> [EXERCISE AIM]
Repeat what the lines below say, word for word, and skip every image.

▼▼▼

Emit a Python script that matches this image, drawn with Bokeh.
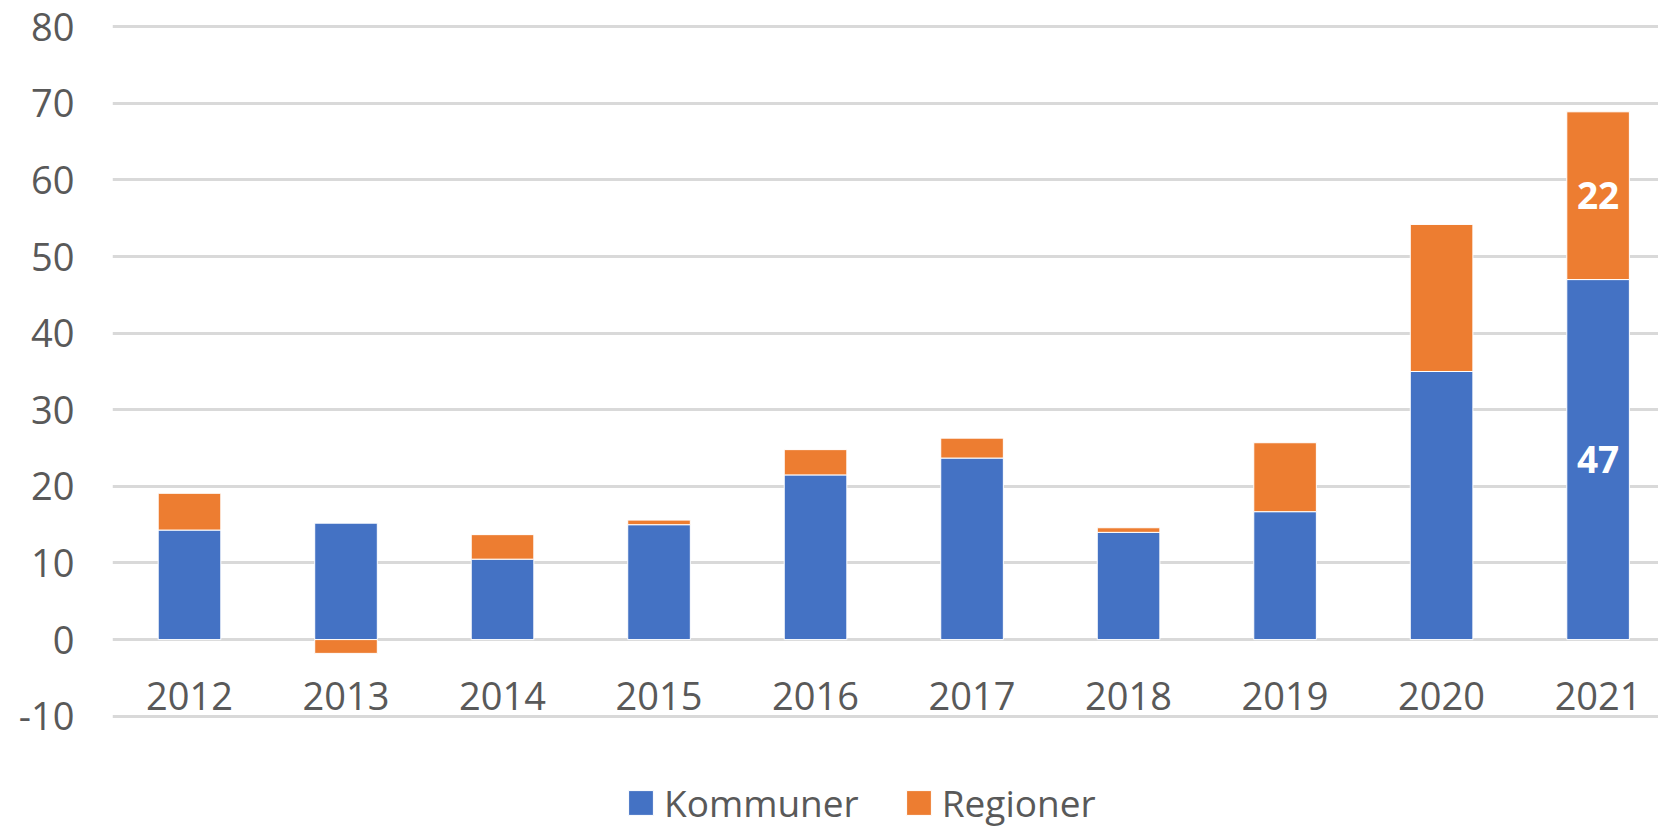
import numpy as np
from bokeh.plotting import figure
from bokeh.models import (Range1d, FixedTicker, ColumnDataSource,
                          Legend, LegendItem)
from bokeh.embed import file_html
from bokeh.resources import INLINE
from bokeh.core.properties import value

years = ["2012", "2013", "2014", "2015", "2016", "2017", "2018", "2019", "2020", "2021"]
kommuner = [14.3, 15.2, 10.5, 15.0, 21.5, 23.7, 14.0, 16.7, 35.0, 47.0]
regioner = [4.8, -1.8, 3.2, 0.6, 3.3, 2.6, 0.6, 9.0, 19.2, 21.9]
kommuner_labels = ["", "", "", "", "", "", "", "", "", "47"]
regioner_labels = ["", "", "", "", "", "", "", "", "", "22"]
y_ticks = [-10, 0, 10, 20, 30, 40, 50, 60, 70, 80]

BLUE = "#4472C4"
ORANGE = "#ED7D31"
GRAY_TEXT = "#595959"
FONT = "Open Sans"

x = np.arange(len(years))
k = np.array(kommuner)
r = np.array(regioner)
k_bottom = np.zeros_like(k)
k_top = k
r_bottom = np.where(r >= 0, k, 0.0)
r_top = np.where(r >= 0, k + r, r)

src = ColumnDataSource(dict(
    x=x, k_bottom=k_bottom, k_top=k_top, r_bottom=r_bottom, r_top=r_top,
    k_mid=(k_bottom + k_top) / 2, r_mid=(r_bottom + r_top) / 2,
    k_lab=kommuner_labels, r_lab=regioner_labels,
    base=np.zeros_like(k), year=years,
))

TOP = 24
H = 830
SCALE = 7.66
y_end = 80.3
y_start = y_end - (H - TOP) / SCALE

p = figure(width=1658, height=H, output_backend="svg", toolbar_location=None,
           x_range=Range1d(-0.492, 9.386), y_range=Range1d(y_start, y_end),
           x_axis_location=None, y_axis_location="left",
           min_border_left=112, min_border_right=0, min_border_top=TOP,
           min_border_bottom=0)
p.outline_line_color = None
p.background_fill_color = "white"
p.border_fill_color = "white"

# grid
p.xgrid.grid_line_color = None
p.ygrid.ticker = FixedTicker(ticks=y_ticks)
p.ygrid.grid_line_color = "#D9D9D9"
p.ygrid.grid_line_width = 3

# y axis
ya = p.yaxis[0]
ya.ticker = FixedTicker(ticks=y_ticks)
ya.major_label_overrides = {t: str(t) for t in y_ticks}
ya.axis_line_color = None
ya.major_tick_line_color = None
ya.minor_tick_line_color = None
ya.major_label_text_font = FONT
ya.major_label_text_font_size = "38px"
ya.major_label_text_color = GRAY_TEXT
ya.major_label_standoff = 32

rk = p.vbar(x="x", bottom="k_bottom", top="k_top", width=0.4, source=src,
            fill_color=BLUE, line_color="white", line_width=1)
rr = p.vbar(x="x", bottom="r_bottom", top="r_top", width=0.4, source=src,
            fill_color=ORANGE, line_color="white", line_width=1)

# category labels next to the horizontal axis (which crosses at 0)
p.text(x="x", y="base", text="year", source=src, text_color=GRAY_TEXT,
       text_font=value(FONT), text_font_size="38px", y_offset=56,
       text_align="center", text_baseline="middle")

# data labels
p.text(x="x", y="k_mid", text="k_lab", source=src, text_color="white",
       text_font=value(FONT), text_font_style="bold", text_font_size="37px",
       text_align="center", text_baseline="middle")
p.text(x="x", y="r_mid", text="r_lab", source=src, text_color="white",
       text_font=value(FONT), text_font_style="bold", text_font_size="37px",
       text_align="center", text_baseline="middle")

legend = Legend(items=[LegendItem(label="Kommuner", renderers=[rk]),
                       LegendItem(label="Regioner", renderers=[rr])],
                orientation="horizontal", location=(513, 2),
                glyph_width=31, glyph_height=31, label_standoff=8, spacing=44,
                padding=0, margin=0, border_line_color=None,
                background_fill_alpha=0,
                label_text_font=FONT, label_text_font_size="37px",
                label_text_color=GRAY_TEXT)
p.add_layout(legend, "center")

open("out.html", "w").write(file_html(p, INLINE))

▲▲▲

> [RIGHT ANSWER]
Emit a Python script that matches this image, drawn with Bokeh.
import numpy as np
from bokeh.plotting import figure
from bokeh.models import (Range1d, FixedTicker, ColumnDataSource,
                          Legend, LegendItem)
from bokeh.embed import file_html
from bokeh.resources import INLINE
from bokeh.core.properties import value

years = ["2012", "2013", "2014", "2015", "2016", "2017", "2018", "2019", "2020", "2021"]
kommuner = [14.3, 15.2, 10.5, 15.0, 21.5, 23.7, 14.0, 16.7, 35.0, 47.0]
regioner = [4.8, -1.8, 3.2, 0.6, 3.3, 2.6, 0.6, 9.0, 19.2, 21.9]
kommuner_labels = ["", "", "", "", "", "", "", "", "", "47"]
regioner_labels = ["", "", "", "", "", "", "", "", "", "22"]
y_ticks = [-10, 0, 10, 20, 30, 40, 50, 60, 70, 80]

BLUE = "#4472C4"
ORANGE = "#ED7D31"
GRAY_TEXT = "#595959"
FONT = "Open Sans"

x = np.arange(len(years))
k = np.array(kommuner)
r = np.array(regioner)
k_bottom = np.zeros_like(k)
k_top = k
r_bottom = np.where(r >= 0, k, 0.0)
r_top = np.where(r >= 0, k + r, r)

src = ColumnDataSource(dict(
    x=x, k_bottom=k_bottom, k_top=k_top, r_bottom=r_bottom, r_top=r_top,
    k_mid=(k_bottom + k_top) / 2, r_mid=(r_bottom + r_top) / 2,
    k_lab=kommuner_labels, r_lab=regioner_labels,
    base=np.zeros_like(k), year=years,
))

TOP = 24
H = 830
SCALE = 7.66
y_end = 80.3
y_start = y_end - (H - TOP) / SCALE

p = figure(width=1658, height=H, output_backend="svg", toolbar_location=None,
           x_range=Range1d(-0.492, 9.386), y_range=Range1d(y_start, y_end),
           x_axis_location=None, y_axis_location="left",
           min_border_left=112, min_border_right=0, min_border_top=TOP,
           min_border_bottom=0)
p.outline_line_color = None
p.background_fill_color = "white"
p.border_fill_color = "white"

# grid
p.xgrid.grid_line_color = None
p.ygrid.ticker = FixedTicker(ticks=y_ticks)
p.ygrid.grid_line_color = "#D9D9D9"
p.ygrid.grid_line_width = 3

# y axis
ya = p.yaxis[0]
ya.ticker = FixedTicker(ticks=y_ticks)
ya.major_label_overrides = {t: str(t) for t in y_ticks}
ya.axis_line_color = None
ya.major_tick_line_color = None
ya.minor_tick_line_color = None
ya.major_label_text_font = FONT
ya.major_label_text_font_size = "38px"
ya.major_label_text_color = GRAY_TEXT
ya.major_label_standoff = 32

rk = p.vbar(x="x", bottom="k_bottom", top="k_top", width=0.4, source=src,
            fill_color=BLUE, line_color="white", line_width=1)
rr = p.vbar(x="x", bottom="r_bottom", top="r_top", width=0.4, source=src,
            fill_color=ORANGE, line_color="white", line_width=1)

# category labels next to the horizontal axis (which crosses at 0)
p.text(x="x", y="base", text="year", source=src, text_color=GRAY_TEXT,
       text_font=value(FONT), text_font_size="38px", y_offset=56,
       text_align="center", text_baseline="middle")

# data labels
p.text(x="x", y="k_mid", text="k_lab", source=src, text_color="white",
       text_font=value(FONT), text_font_style="bold", text_font_size="37px",
       text_align="center", text_baseline="middle")
p.text(x="x", y="r_mid", text="r_lab", source=src, text_color="white",
       text_font=value(FONT), text_font_style="bold", text_font_size="37px",
       text_align="center", text_baseline="middle")

legend = Legend(items=[LegendItem(label="Kommuner", renderers=[rk]),
                       LegendItem(label="Regioner", renderers=[rr])],
                orientation="horizontal", location=(513, 2),
                glyph_width=31, glyph_height=31, label_standoff=8, spacing=44,
                padding=0, margin=0, border_line_color=None,
                background_fill_alpha=0,
                label_text_font=FONT, label_text_font_size="37px",
                label_text_color=GRAY_TEXT)
p.add_layout(legend, "center")

open("out.html", "w").write(file_html(p, INLINE))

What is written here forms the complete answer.